Do the JFNA party planners actually talk with participants before pricing? The cost of the GA has gotten completely out of so much else. Let them eat cake, I guess. The GA Registration website asks for "Feedback" -- here's mine: "Are you crazy?"

~ With some kudos to JFNA, a recent Leadership Briefing discussed Federation Partners Care for Kyrgyzstan Crisis Deepens. The prior professional leadership couldn't bring itself to give credit to JDC and JAFI for their incredible work on the ground; this leadership does. Kal ha'kavod.

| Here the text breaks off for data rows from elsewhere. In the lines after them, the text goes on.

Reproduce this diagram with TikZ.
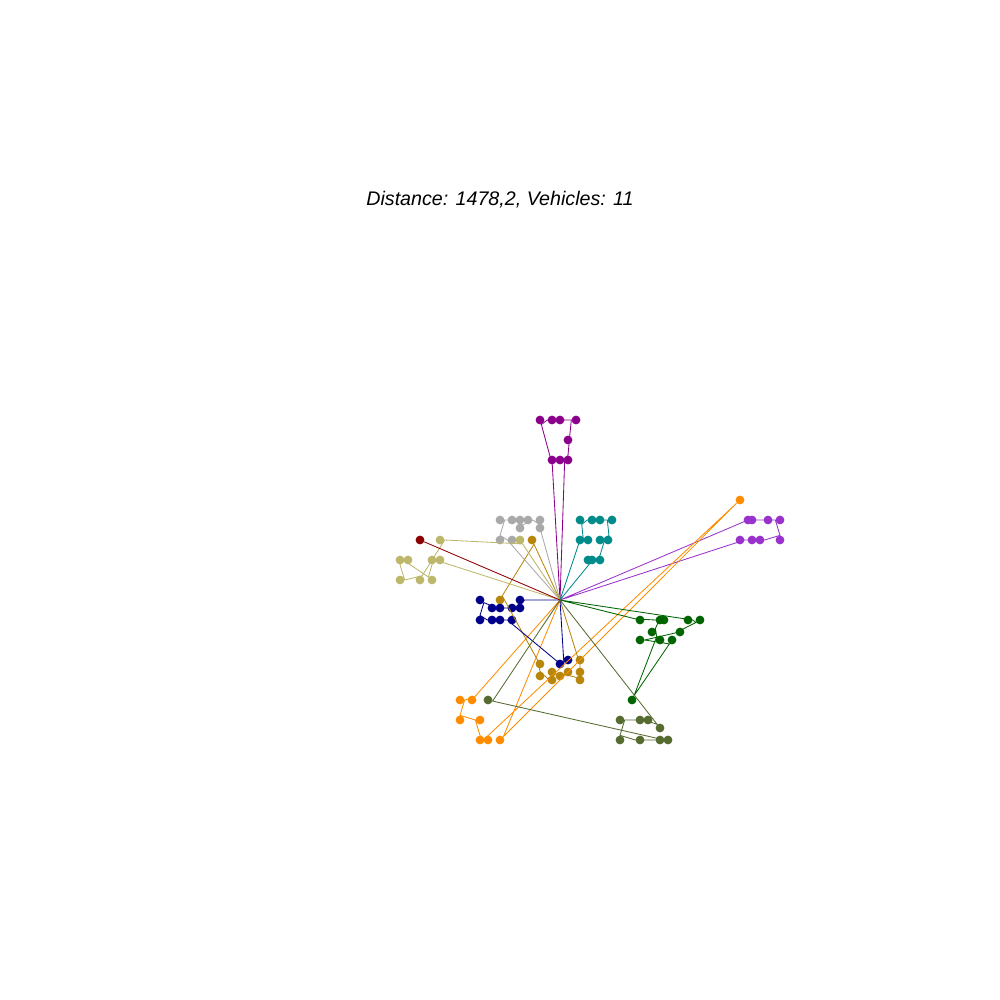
\documentclass[tikz,border=0pt]{standalone}
\usepackage{fontspec}
\setmainfont{Liberation Sans}
\usepackage{tikz}

\definecolor{dkmagenta}{HTML}{8B008B}
\definecolor{dkgray}{HTML}{A9A9A9}
\definecolor{dkcyan}{HTML}{008B8B}
\definecolor{dkorchid}{HTML}{9932CC}
\definecolor{dkorange}{HTML}{FF8C00}
\definecolor{dkgold}{HTML}{B8860B}
\definecolor{dkblue}{HTML}{00008B}
\definecolor{dkkhaki}{HTML}{BDB76B}
\definecolor{dkred}{HTML}{8B0000}
\definecolor{dkgreen}{HTML}{006400}
\definecolor{dkolive}{HTML}{556B2F}

\begin{document}
\begin{tikzpicture}[x=0.25mm,y=-0.25mm,
    pt/.style={circle,fill=#1,inner sep=0pt,minimum size=2.2mm},
    rt/.style={#1,line width=0.6pt}]
  \useasboundingbox (0,0) rectangle (1000,1000);
  \node[font=\fontsize{14}{16}\selectfont\itshape] (title) at (500,200) {Distance: 1478,2, Vehicles: 11};
  % depot
  \coordinate (D) at (560,600);
  % customers of each route, in visiting order
  \foreach \x/\y [count=\i] in {552/460,540/420,552/420,560/420,576/420,568/440,568/460,560/460}
    \node[pt=dkmagenta] (pu\i) at (\x,\y) {};
  \foreach \x/\y [count=\i] in {540/528,540/520,528/520,520/528,520/520,512/520,500/520,500/540,512/540}
    \node[pt=dkgray] (gy\i) at (\x,\y) {};
  \foreach \x/\y [count=\i] in {580/540,588/540,580/520,592/520,600/520,612/520,608/540,600/540,600/560,592/560,588/560}
    \node[pt=dkcyan] (tl\i) at (\x,\y) {};
  \foreach \x/\y [count=\i] in {748/520,752/520,768/520,780/520,780/540,760/540,752/540,740/540}
    \node[pt=dkorchid] (oc\i) at (\x,\y) {};
  \foreach \x/\y [count=\i] in {472/700,460/700,460/720,480/720,480/740,488/740,740/500,500/740}
    \node[pt=dkorange] (og\i) at (\x,\y) {};
  \foreach \x/\y [count=\i] in {532/540,500/600,540/664,540/676,552/680,552/672,560/676,568/672,580/680,580/672,580/660}
    \node[pt=dkgold] (gd\i) at (\x,\y) {};
  \foreach \x/\y [count=\i] in {520/600,520/608,512/608,500/608,492/608,480/600,480/620,492/620,500/620,512/620,560/664,568/660}
    \node[pt=dkblue] (bl\i) at (\x,\y) {};
  \foreach \x/\y [count=\i] in {520/540,440/540,420/580,400/580,400/560,408/560,432/580,432/560,440/560}
    \node[pt=dkkhaki] (kh\i) at (\x,\y) {};
  \node[pt=dkred] (rd1) at (420,540) {};
  \foreach \x/\y [count=\i] in {640/620,660/620,664/620,652/632,660/640,632/700,672/640,640/640,680/632,700/620,688/620}
    \node[pt=dkgreen] (gn\i) at (\x,\y) {};
  \foreach \x/\y [count=\i] in {660/728,648/720,640/720,620/720,620/740,640/740,668/740,660/740,488/700}
    \node[pt=dkolive] (ol\i) at (\x,\y) {};
  % routes
  \draw[rt=dkmagenta] (D) \foreach \i in {1,...,8} {-- (pu\i)} -- (D);
  \draw[rt=dkgray] (D) \foreach \i in {1,...,9} {-- (gy\i)} -- (D);
  \draw[rt=dkcyan] (D) \foreach \i in {1,...,11} {-- (tl\i)} -- (D);
  \draw[rt=dkorchid] (D) \foreach \i in {1,...,8} {-- (oc\i)} -- (D);
  \draw[rt=dkorange] (D) \foreach \i in {1,...,8} {-- (og\i)} -- (D);
  \draw[rt=dkgold] (D) \foreach \i in {1,...,11} {-- (gd\i)} -- (D);
  \draw[rt=dkblue] (D) \foreach \i in {1,...,12} {-- (bl\i)} -- (D);
  \draw[rt=dkkhaki] (D) \foreach \i in {1,...,9} {-- (kh\i)} -- (D);
  \draw[rt=dkred] (D) -- (rd1);
  \draw[rt=dkgreen] (D) \foreach \i in {1,...,11} {-- (gn\i)} -- (D);
  \draw[rt=dkolive] (D) \foreach \i in {1,...,9} {-- (ol\i)} -- (D);
\end{tikzpicture}
\end{document}
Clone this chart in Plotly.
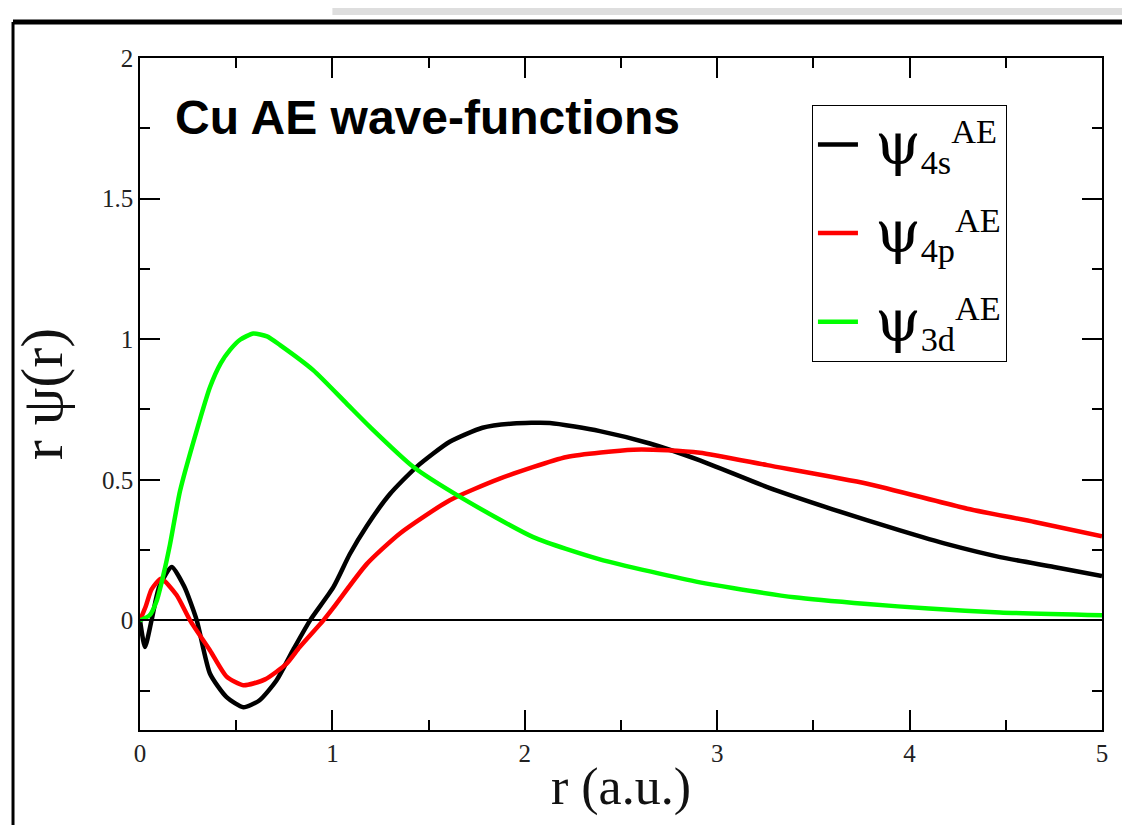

~ After Chicago's top lay and professional leaders visited Haiti on our federation's behalf, JFNA included their brilliant report in a Connection Briefing, and we suggested that this kind of visit is exactly what our national organization should be doing. That took place two months ago. Just received an invite along with you to participate in a national Mission to Haiti -- three little Missions in fact (and one of them was already sold out). Better late than never. We call this "progress."